═══ Information shown

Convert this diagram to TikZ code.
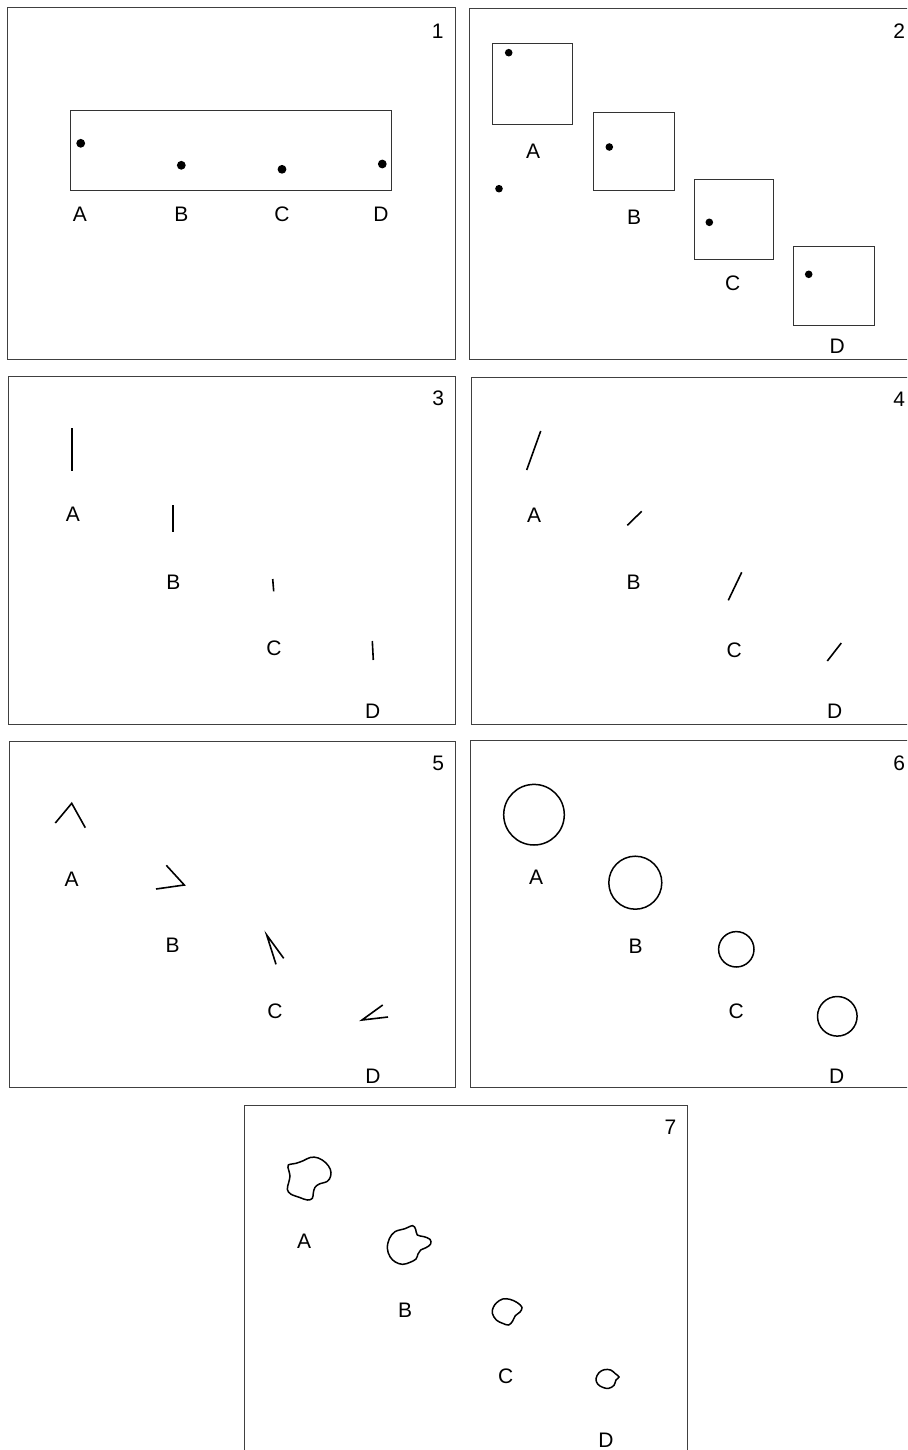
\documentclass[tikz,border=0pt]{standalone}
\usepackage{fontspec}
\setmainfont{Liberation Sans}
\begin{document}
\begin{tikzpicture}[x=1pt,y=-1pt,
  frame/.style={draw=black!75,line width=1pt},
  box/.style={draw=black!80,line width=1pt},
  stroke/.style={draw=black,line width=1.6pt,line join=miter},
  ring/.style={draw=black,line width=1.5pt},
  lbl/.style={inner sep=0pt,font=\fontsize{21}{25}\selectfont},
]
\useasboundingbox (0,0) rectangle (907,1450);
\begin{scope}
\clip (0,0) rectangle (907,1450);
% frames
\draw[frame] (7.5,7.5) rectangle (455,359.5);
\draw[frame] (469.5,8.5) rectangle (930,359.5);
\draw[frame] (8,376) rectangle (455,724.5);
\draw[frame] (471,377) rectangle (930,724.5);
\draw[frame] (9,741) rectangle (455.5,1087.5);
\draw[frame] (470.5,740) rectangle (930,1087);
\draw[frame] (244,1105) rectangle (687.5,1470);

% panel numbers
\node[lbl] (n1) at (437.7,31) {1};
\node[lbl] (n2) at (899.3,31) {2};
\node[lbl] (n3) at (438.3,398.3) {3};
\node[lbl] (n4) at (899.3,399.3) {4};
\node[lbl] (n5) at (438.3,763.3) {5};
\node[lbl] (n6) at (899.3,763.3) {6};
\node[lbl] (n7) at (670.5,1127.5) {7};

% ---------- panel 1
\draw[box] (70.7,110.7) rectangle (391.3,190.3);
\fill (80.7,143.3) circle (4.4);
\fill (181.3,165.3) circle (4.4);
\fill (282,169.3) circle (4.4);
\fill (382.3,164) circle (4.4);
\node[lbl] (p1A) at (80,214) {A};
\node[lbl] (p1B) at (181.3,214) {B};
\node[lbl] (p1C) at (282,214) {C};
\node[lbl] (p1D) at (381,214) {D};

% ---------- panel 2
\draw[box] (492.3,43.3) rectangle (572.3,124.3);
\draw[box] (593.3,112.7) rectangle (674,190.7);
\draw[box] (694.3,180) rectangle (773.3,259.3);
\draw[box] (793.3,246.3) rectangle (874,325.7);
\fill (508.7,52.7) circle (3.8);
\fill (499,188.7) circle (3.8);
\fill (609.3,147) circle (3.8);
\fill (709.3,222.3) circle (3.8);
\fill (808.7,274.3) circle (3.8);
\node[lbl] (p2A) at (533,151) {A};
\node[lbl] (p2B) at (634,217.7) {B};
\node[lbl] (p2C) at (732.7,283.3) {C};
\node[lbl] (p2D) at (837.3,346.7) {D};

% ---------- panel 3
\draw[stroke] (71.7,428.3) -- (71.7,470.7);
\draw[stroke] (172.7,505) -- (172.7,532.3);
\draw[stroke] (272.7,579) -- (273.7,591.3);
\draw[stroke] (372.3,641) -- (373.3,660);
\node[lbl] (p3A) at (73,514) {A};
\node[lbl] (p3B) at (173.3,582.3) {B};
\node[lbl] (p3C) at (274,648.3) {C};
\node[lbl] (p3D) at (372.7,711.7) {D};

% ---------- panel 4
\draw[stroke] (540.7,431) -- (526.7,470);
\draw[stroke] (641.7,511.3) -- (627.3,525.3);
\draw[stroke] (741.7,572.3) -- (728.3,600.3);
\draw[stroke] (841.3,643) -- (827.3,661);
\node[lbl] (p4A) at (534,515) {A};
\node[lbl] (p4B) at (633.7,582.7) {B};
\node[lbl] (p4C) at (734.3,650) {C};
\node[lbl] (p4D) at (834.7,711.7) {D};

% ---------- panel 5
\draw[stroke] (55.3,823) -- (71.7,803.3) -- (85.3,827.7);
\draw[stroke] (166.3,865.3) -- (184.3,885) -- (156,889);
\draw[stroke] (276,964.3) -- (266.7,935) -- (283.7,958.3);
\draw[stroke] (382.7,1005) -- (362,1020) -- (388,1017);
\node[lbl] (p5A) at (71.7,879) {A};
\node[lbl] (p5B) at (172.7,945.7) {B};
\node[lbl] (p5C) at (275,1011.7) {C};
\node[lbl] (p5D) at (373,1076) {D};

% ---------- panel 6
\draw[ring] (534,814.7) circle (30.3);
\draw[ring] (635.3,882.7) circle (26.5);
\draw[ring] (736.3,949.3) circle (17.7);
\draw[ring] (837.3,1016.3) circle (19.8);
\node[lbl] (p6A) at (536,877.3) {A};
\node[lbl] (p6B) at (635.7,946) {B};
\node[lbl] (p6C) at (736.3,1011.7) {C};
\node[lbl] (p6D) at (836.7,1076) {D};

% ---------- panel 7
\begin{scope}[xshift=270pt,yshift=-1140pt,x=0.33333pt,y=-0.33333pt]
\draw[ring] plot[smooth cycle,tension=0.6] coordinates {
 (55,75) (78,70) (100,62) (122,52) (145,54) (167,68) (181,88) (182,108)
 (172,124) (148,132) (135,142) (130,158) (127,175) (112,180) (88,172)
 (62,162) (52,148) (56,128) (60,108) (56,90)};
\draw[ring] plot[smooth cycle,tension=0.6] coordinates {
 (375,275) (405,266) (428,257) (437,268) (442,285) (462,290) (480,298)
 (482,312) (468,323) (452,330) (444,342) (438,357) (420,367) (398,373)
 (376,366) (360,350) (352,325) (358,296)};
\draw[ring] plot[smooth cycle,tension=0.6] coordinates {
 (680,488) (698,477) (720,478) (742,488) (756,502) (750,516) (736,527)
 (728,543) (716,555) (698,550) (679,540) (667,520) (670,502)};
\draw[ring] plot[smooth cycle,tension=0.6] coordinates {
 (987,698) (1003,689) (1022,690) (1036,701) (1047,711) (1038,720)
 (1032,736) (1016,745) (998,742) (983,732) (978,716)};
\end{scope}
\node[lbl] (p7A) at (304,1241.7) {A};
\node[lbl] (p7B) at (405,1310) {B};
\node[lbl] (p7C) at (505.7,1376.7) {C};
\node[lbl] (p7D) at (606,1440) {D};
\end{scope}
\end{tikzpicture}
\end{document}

══════

Copy the material above in full and exactly, skipping pictures.

- Output below:
Convert this diagram to TikZ code.
\documentclass[tikz,border=0pt]{standalone}
\usepackage{fontspec}
\setmainfont{Liberation Sans}
\begin{document}
\begin{tikzpicture}[x=1pt,y=-1pt,
  frame/.style={draw=black!75,line width=1pt},
  box/.style={draw=black!80,line width=1pt},
  stroke/.style={draw=black,line width=1.6pt,line join=miter},
  ring/.style={draw=black,line width=1.5pt},
  lbl/.style={inner sep=0pt,font=\fontsize{21}{25}\selectfont},
]
\useasboundingbox (0,0) rectangle (907,1450);
\begin{scope}
\clip (0,0) rectangle (907,1450);
% frames
\draw[frame] (7.5,7.5) rectangle (455,359.5);
\draw[frame] (469.5,8.5) rectangle (930,359.5);
\draw[frame] (8,376) rectangle (455,724.5);
\draw[frame] (471,377) rectangle (930,724.5);
\draw[frame] (9,741) rectangle (455.5,1087.5);
\draw[frame] (470.5,740) rectangle (930,1087);
\draw[frame] (244,1105) rectangle (687.5,1470);

% panel numbers
\node[lbl] (n1) at (437.7,31) {1};
\node[lbl] (n2) at (899.3,31) {2};
\node[lbl] (n3) at (438.3,398.3) {3};
\node[lbl] (n4) at (899.3,399.3) {4};
\node[lbl] (n5) at (438.3,763.3) {5};
\node[lbl] (n6) at (899.3,763.3) {6};
\node[lbl] (n7) at (670.5,1127.5) {7};

% ---------- panel 1
\draw[box] (70.7,110.7) rectangle (391.3,190.3);
\fill (80.7,143.3) circle (4.4);
\fill (181.3,165.3) circle (4.4);
\fill (282,169.3) circle (4.4);
\fill (382.3,164) circle (4.4);
\node[lbl] (p1A) at (80,214) {A};
\node[lbl] (p1B) at (181.3,214) {B};
\node[lbl] (p1C) at (282,214) {C};
\node[lbl] (p1D) at (381,214) {D};

% ---------- panel 2
\draw[box] (492.3,43.3) rectangle (572.3,124.3);
\draw[box] (593.3,112.7) rectangle (674,190.7);
\draw[box] (694.3,180) rectangle (773.3,259.3);
\draw[box] (793.3,246.3) rectangle (874,325.7);
\fill (508.7,52.7) circle (3.8);
\fill (499,188.7) circle (3.8);
\fill (609.3,147) circle (3.8);
\fill (709.3,222.3) circle (3.8);
\fill (808.7,274.3) circle (3.8);
\node[lbl] (p2A) at (533,151) {A};
\node[lbl] (p2B) at (634,217.7) {B};
\node[lbl] (p2C) at (732.7,283.3) {C};
\node[lbl] (p2D) at (837.3,346.7) {D};

% ---------- panel 3
\draw[stroke] (71.7,428.3) -- (71.7,470.7);
\draw[stroke] (172.7,505) -- (172.7,532.3);
\draw[stroke] (272.7,579) -- (273.7,591.3);
\draw[stroke] (372.3,641) -- (373.3,660);
\node[lbl] (p3A) at (73,514) {A};
\node[lbl] (p3B) at (173.3,582.3) {B};
\node[lbl] (p3C) at (274,648.3) {C};
\node[lbl] (p3D) at (372.7,711.7) {D};

% ---------- panel 4
\draw[stroke] (540.7,431) -- (526.7,470);
\draw[stroke] (641.7,511.3) -- (627.3,525.3);
\draw[stroke] (741.7,572.3) -- (728.3,600.3);
\draw[stroke] (841.3,643) -- (827.3,661);
\node[lbl] (p4A) at (534,515) {A};
\node[lbl] (p4B) at (633.7,582.7) {B};
\node[lbl] (p4C) at (734.3,650) {C};
\node[lbl] (p4D) at (834.7,711.7) {D};

% ---------- panel 5
\draw[stroke] (55.3,823) -- (71.7,803.3) -- (85.3,827.7);
\draw[stroke] (166.3,865.3) -- (184.3,885) -- (156,889);
\draw[stroke] (276,964.3) -- (266.7,935) -- (283.7,958.3);
\draw[stroke] (382.7,1005) -- (362,1020) -- (388,1017);
\node[lbl] (p5A) at (71.7,879) {A};
\node[lbl] (p5B) at (172.7,945.7) {B};
\node[lbl] (p5C) at (275,1011.7) {C};
\node[lbl] (p5D) at (373,1076) {D};

% ---------- panel 6
\draw[ring] (534,814.7) circle (30.3);
\draw[ring] (635.3,882.7) circle (26.5);
\draw[ring] (736.3,949.3) circle (17.7);
\draw[ring] (837.3,1016.3) circle (19.8);
\node[lbl] (p6A) at (536,877.3) {A};
\node[lbl] (p6B) at (635.7,946) {B};
\node[lbl] (p6C) at (736.3,1011.7) {C};
\node[lbl] (p6D) at (836.7,1076) {D};

% ---------- panel 7
\begin{scope}[xshift=270pt,yshift=-1140pt,x=0.33333pt,y=-0.33333pt]
\draw[ring] plot[smooth cycle,tension=0.6] coordinates {
 (55,75) (78,70) (100,62) (122,52) (145,54) (167,68) (181,88) (182,108)
 (172,124) (148,132) (135,142) (130,158) (127,175) (112,180) (88,172)
 (62,162) (52,148) (56,128) (60,108) (56,90)};
\draw[ring] plot[smooth cycle,tension=0.6] coordinates {
 (375,275) (405,266) (428,257) (437,268) (442,285) (462,290) (480,298)
 (482,312) (468,323) (452,330) (444,342) (438,357) (420,367) (398,373)
 (376,366) (360,350) (352,325) (358,296)};
\draw[ring] plot[smooth cycle,tension=0.6] coordinates {
 (680,488) (698,477) (720,478) (742,488) (756,502) (750,516) (736,527)
 (728,543) (716,555) (698,550) (679,540) (667,520) (670,502)};
\draw[ring] plot[smooth cycle,tension=0.6] coordinates {
 (987,698) (1003,689) (1022,690) (1036,701) (1047,711) (1038,720)
 (1032,736) (1016,745) (998,742) (983,732) (978,716)};
\end{scope}
\node[lbl] (p7A) at (304,1241.7) {A};
\node[lbl] (p7B) at (405,1310) {B};
\node[lbl] (p7C) at (505.7,1376.7) {C};
\node[lbl] (p7D) at (606,1440) {D};
\end{scope}
\end{tikzpicture}
\end{document}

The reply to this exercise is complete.